The debate about the Indian rope trick described as the world’s greatest illusion continues. But we have now moved to our own Rope Trick age. President Sirisena is showing signs of possibly beating all those Indian magicians by making a big performance of his own Rope Trick.
He cannot trust a Sri Lankan rope for his trick, with a possible May Day performance. It has to be imported – guess from where – India or China. There is a lot of rope in today’s dealings with those countries.
It is not any rope that is needed for this show of political chicanery. It has to be the Hangman’s Rope. He is no more satisfied with the ‘kaduva’ or sword against crime or corruption, about which he boasted a while ago. Whatever he has left of Yahapalana thinking, because most of it has now gone to ‘yamapalana’, now requires nothing less than the hangman’s rope.
It has won his many cheers from varied sections of society from the highest of the lowest, cutting across ethnicity and religion, from the social classes of power and the trampled; he is the man of the moment – The Rope Man of Our Time.
There are many who now ask us what alternative there is to the hangman’s rope. We are told of the many countries – India, China, Pakistan, Bangladesh, United States, Saudi Arabia and many more – where the hangman or executioner remains. Of course nothing is said of the many other countries – yes mainly western democracies – where the executioner is no more. It is important not to look at such progress in humanity.
We must take pride in our own historic tradition of executions, mainly public, in our bloody rich past, which was readily followed by those colonial invaders – the Portuguese, the Dutch and the British, and also by the founders of the post-colonial independent state.
There is one thing that Maithripala Sirisena, with his hangman’s rope politics, has forgotten. The strongest call for the abolition of the death penalty came from none other than the founder of the party he claims to lead now – the SLFP. It was Prime Minister SWRD Bandaranaike, and it was his government that introduced its first suspension. He was then supported by the left leaders of that time such as Dr. N. M. Perera (LSSP) and Dr. S. A. Wickremesinghe (CP).

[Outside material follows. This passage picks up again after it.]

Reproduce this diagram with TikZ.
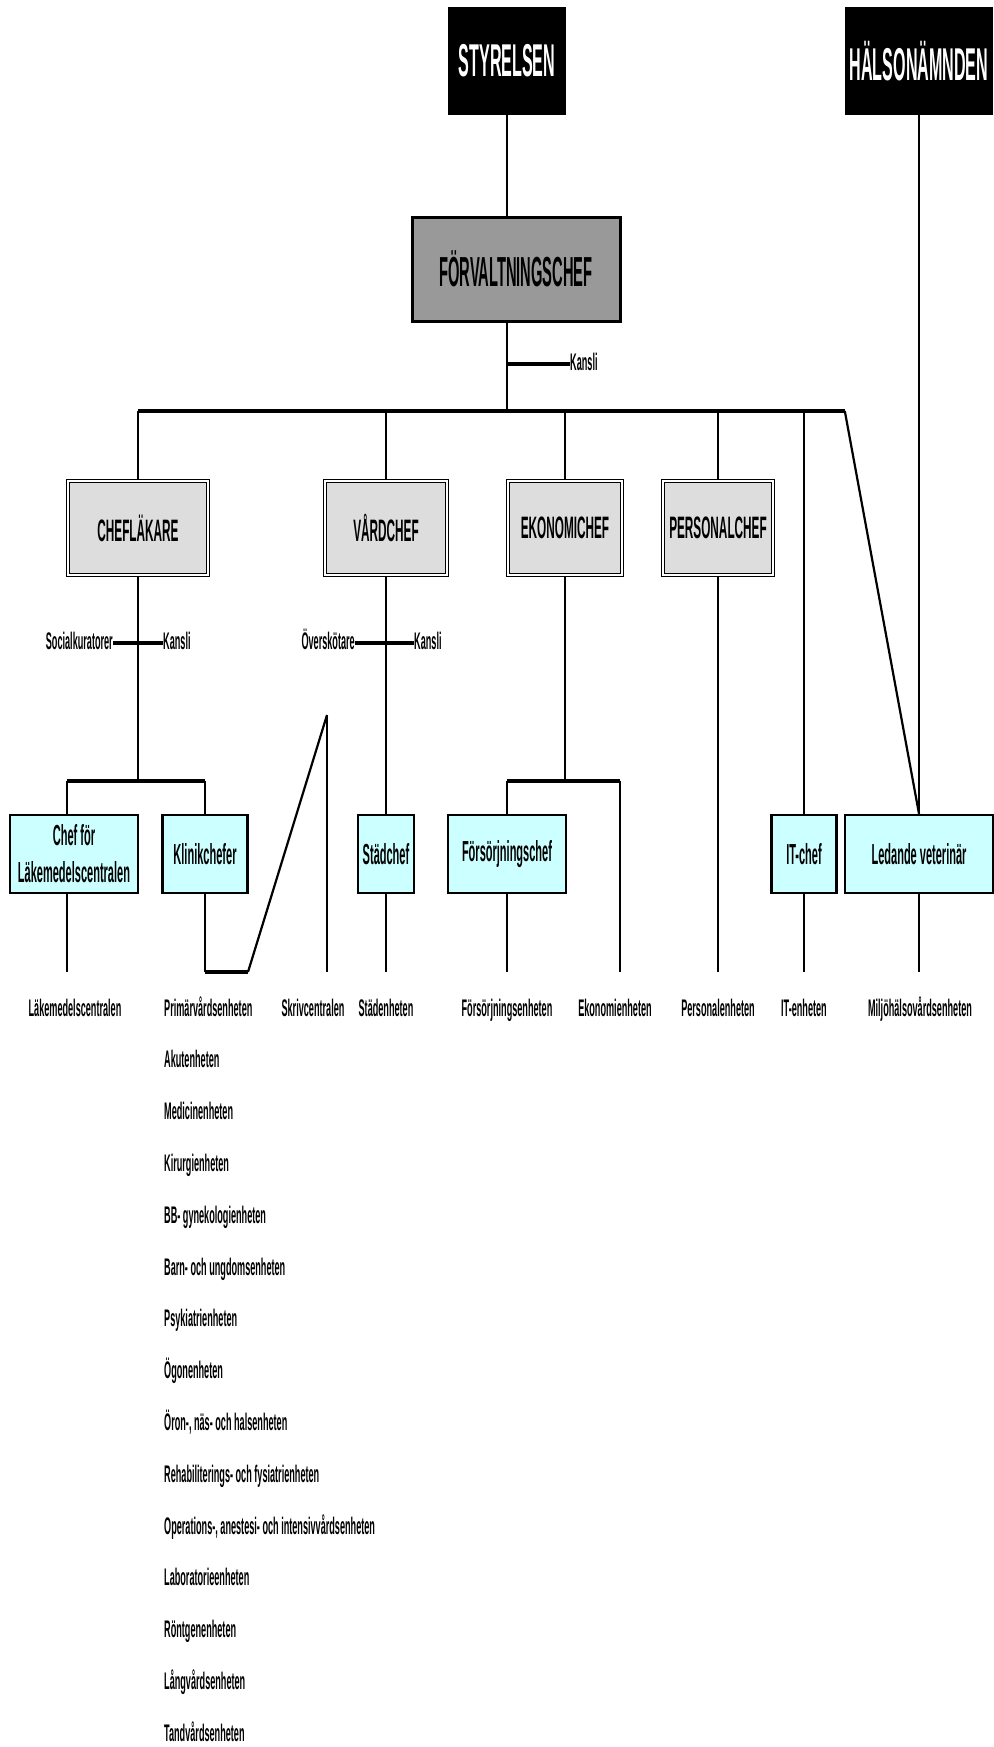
\documentclass[tikz,border=0pt]{standalone}
\usepackage{fontspec}
\newfontfamily\hdfont[FakeStretch=0.35]{Liberation Sans}
\newfontfamily\lbfont[FakeStretch=0.38]{Liberation Sans}
\definecolor{boxgray}{HTML}{999999}
\definecolor{chiefgray}{HTML}{DDDDDD}
\definecolor{unitcyan}{HTML}{CCFFFF}
\tikzset{
  board/.style={fill=black, text=white, inner sep=0pt, minimum height=108pt,
    font=\hdfont\bfseries\fontsize{46}{50}\selectfont},
  headbox/.style={fill=boxgray, draw, line width=3pt, inner sep=0pt,
    font=\hdfont\bfseries\fontsize{42}{46}\selectfont},
  chiefbox/.style={fill=chiefgray, draw, double=white, double distance=1.4pt,
    line width=1.5pt, inner sep=0pt, minimum height=94pt,
    font=\lbfont\bfseries\fontsize{31}{35}\selectfont},
  unitbox/.style={fill=unitcyan, draw, line width=2.4pt, inner sep=0pt,
    minimum height=78pt, align=center,
    font=\lbfont\bfseries\fontsize{29}{37}\selectfont},
  lbl/.style={inner sep=0pt, text height=17pt, text depth=5pt,
    font=\lbfont\bfseries\fontsize{24}{28}\selectfont},
  wire/.style={line width=1.6pt},
  heavy/.style={line width=3.2pt},
  slant/.style={line width=2.2pt}
}
\begin{document}
\begin{tikzpicture}[x=1pt, y=-1pt]
\useasboundingbox (0,0) rectangle (993,1747);

% top level
\node[board, minimum width=118pt] (sty) at (507,61) {STYRELSEN};
\node[board, minimum width=148pt] (hal) at (919,61) {HÄLSONÄMNDEN};
\node[headbox, minimum width=208pt, minimum height=104pt] (forv) at (516,269) {FÖRVALTNINGSCHEF};
\coordinate (bus) at (507,411);
\node[lbl, anchor=west] (kansli) at (570,364) {Kansli};

% chiefs
\node[chiefbox, minimum width=140pt] (chefl) at (138,528) {CHEFLÄKARE};
\node[chiefbox, minimum width=122pt] (vard) at (386,528) {VÅRDCHEF};
\node[chiefbox, minimum width=114pt] (ekon) at (565,528) {EKONOMICHEF};
\node[chiefbox, minimum width=110pt] (pers) at (718,528) {PERSONALCHEF};

\node[lbl, anchor=east] (socku) at (113,643) {Socialkuratorer};
\node[lbl, anchor=west] (kans2) at (163,643) {Kansli};
\node[lbl, anchor=east] (overs) at (355,643) {Överskötare};
\node[lbl, anchor=west] (kans3) at (414,643) {Kansli};

% units
\node[unitbox, minimum width=128pt] (lak) at (74,854) {Chef för\\Läkemedelscentralen};
\node[unitbox, minimum width=85pt] (klin) at (205,854) {Klinikchefer};
\node[unitbox, minimum width=56pt] (stad) at (386,854) {Städchef};
\node[unitbox, minimum width=118pt] (fors) at (507,854) {Försörjningschef};
\node[unitbox, minimum width=65pt] (itc) at (804,854) {IT-chef};
\node[unitbox, minimum width=148pt] (led) at (919,854) {Ledande veterinär};

\coordinate (endrow) at (0,972);
\coordinate (lakbus) at (67,781);
\coordinate (ekbus) at (507,781);
\coordinate (ekend) at (620,781);
\coordinate (skr) at (327,715);
\coordinate (skrlow) at (248,972);

% bottom row
\node[lbl] (lakc) at (75,1010) {Läkemedelscentralen};
\node[lbl] (skrc) at (313,1010) {Skrivcentralen};
\node[lbl] (stadc) at (386,1010) {Städenheten};
\node[lbl] (forsc) at (507,1010) {Försörjningsenheten};
\node[lbl] (ekonc) at (615,1010) {Ekonomienheten};
\node[lbl] (persc) at (718,1010) {Personalenheten};
\node[lbl] (itcc) at (804,1010) {IT-enheten};
\node[lbl] (ledc) at (920,1010) {Miljöhälsovårdsenheten};

\foreach \name [count=\i] in {Primärvårdsenheten, Akutenheten, Medicinenheten,
    Kirurgienheten, BB- gynekologienheten, Barn- och ungdomsenheten,
    Psykiatrienheten, Ögonenheten, {Öron-, näs- och halsenheten},
    Rehabiliterings- och fysiatrienheten,
    {Operations-, anestesi- och intensivvårdsenheten}, Laboratorieenheten,
    Röntgenenheten, Långvårdsenheten, Tandvårdsenheten}
  \node[lbl, anchor=west] (list\i) at (164,{1010+51.8*(\i-1)}) {\name};

% connectors
\draw[wire] (sty.south) -- (sty.south |- forv.north);
\draw[wire] (hal.south) -- (led.north);
\draw[wire] (bus |- forv.south) -- (bus);
\draw[heavy] (bus |- kansli.west) -- (kansli.west);
\draw[heavy] (chefl.north |- bus) -- (hal.south west |- bus);
\draw[slant] (hal.south west |- bus) -- (led.north);
\foreach \n in {chefl, vard, ekon, pers, itc}
  \draw[wire] (\n.north |- bus) -- (\n.north);

\draw[wire] (chefl.south) -- (chefl.south |- lakbus);
\draw[heavy] (socku.east) -- (kans2.west);
\draw[heavy] (lakbus) -- (klin.north |- lakbus);
\draw[wire] (lakbus) -- (lakbus |- lak.north);
\draw[wire] (klin.north |- lakbus) -- (klin.north);
\draw[wire] (lakbus |- lak.south) -- (lakbus |- endrow);
\draw[wire] (klin.south) -- (klin.south |- endrow);
\draw[heavy] (klin.south |- endrow) -- (skrlow);
\draw[slant] (skrlow) -- (skr);
\draw[wire] (skr) -- (skr |- endrow);

\draw[wire] (vard.south) -- (stad.north);
\draw[heavy] (overs.east) -- (kans3.west);

\draw[wire] (ekon.south) -- (ekon.south |- ekbus);
\draw[heavy] (ekbus) -- (ekend);
\draw[wire] (ekbus) -- (fors.north);
\draw[wire] (ekend) -- (ekend |- endrow);

\foreach \n in {stad, fors, pers, itc, led}
  \draw[wire] (\n.south) -- (\n.south |- endrow);
\end{tikzpicture}
\end{document}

The near 40 and more years of the death penalty came from such Bandaranaike thinking, although he was himself assassinated by a yellow robed killer, and the penalty was restored only for murder for some years, and wholly suspended thereafter.
Those who are waving the hangman’s rope in today’s politics, governance, and social cleaning, are seeing in it the best or only way to fight the Drug Menace, which is certainly growing at an alarming rate. President Sirisena is the mastermind of the social cleaning Rope Trick.
Wasn’t it proper and timely to appoint a Presidential Committee or any such body of persons with good intellectual capacity and known experience in law and order, social development, psychiatry and such other aspect of society and life, to study the cause of the rise in drug-related crime? Don’t we have other major crimes in the country, and aren’t we aware of politics-related crimes?
Thanks to the learning we have gained from our historic teachings of religion, and the education the colonialists gave us, followed by the founders of national education, we do have a tradition of people of intelligence and knowledge in our society. Should they not be asked to address their minds to the crises our society faces?
Or, is it best to get our solutions from a person or persons who are known to break promises for good governance given to the people, whose public statements on matters of governance are very often proof of ignorance or misleading?
The Rope Trick in politics, which Sirisena has directed at convicted drug- related criminals, will, no doubt, move very fast to other criminals too. What about double or triple murders with no drug crime involved? Strange, no doubt, isn’t it unfair by other criminals to give the escape from life – which is the hangman’s path to freedom – only to those involved in drug crimes? Are we not moving in a direction where Rope Trick politicians will be the dictators promising a crime free Sri Lanka?
Let us ignore the western international condemnation we will soon earn from the twists of the political Rope Trick of today. What business do westerners have to make any calls for social justice from this civilization of 2,500 plus years? Today’s Rope Trick is part of Sri Lankan tradition – as were the many other forms of execution we had in history, from the sword, the elephants, part burial, and the twin areca nut trees – to name a few.
We have an Article 9 in our Constitution, giving Buddhism the pride of place in our society. That may be, but let us not ask any knowledgeable Buddhist about the Buddhist Thinking and Teaching on Capital Punishment. That is not the need of the Rope Trick performer of today.
Many German Socialists in the early years of the socialist revolution believed that deliverance lies in the very success of Capitalism—by giving it rope enough it will hang itself. That seems to be a lesson for us who are concerned about the revival of the Hangman. May be we must give enough rope to the Hangman or Ellungass player to hang himself.
Those critical of Wall Street have also said that Wall Street will hang itself if given enough rope.
And as Charlotte Bronte said: “Give him enough rope and he will hang himself”.
These are hanging thoughts that must keep us alive in the coming months of the Hangman’s Carnival or the Ellungass Senakeliya.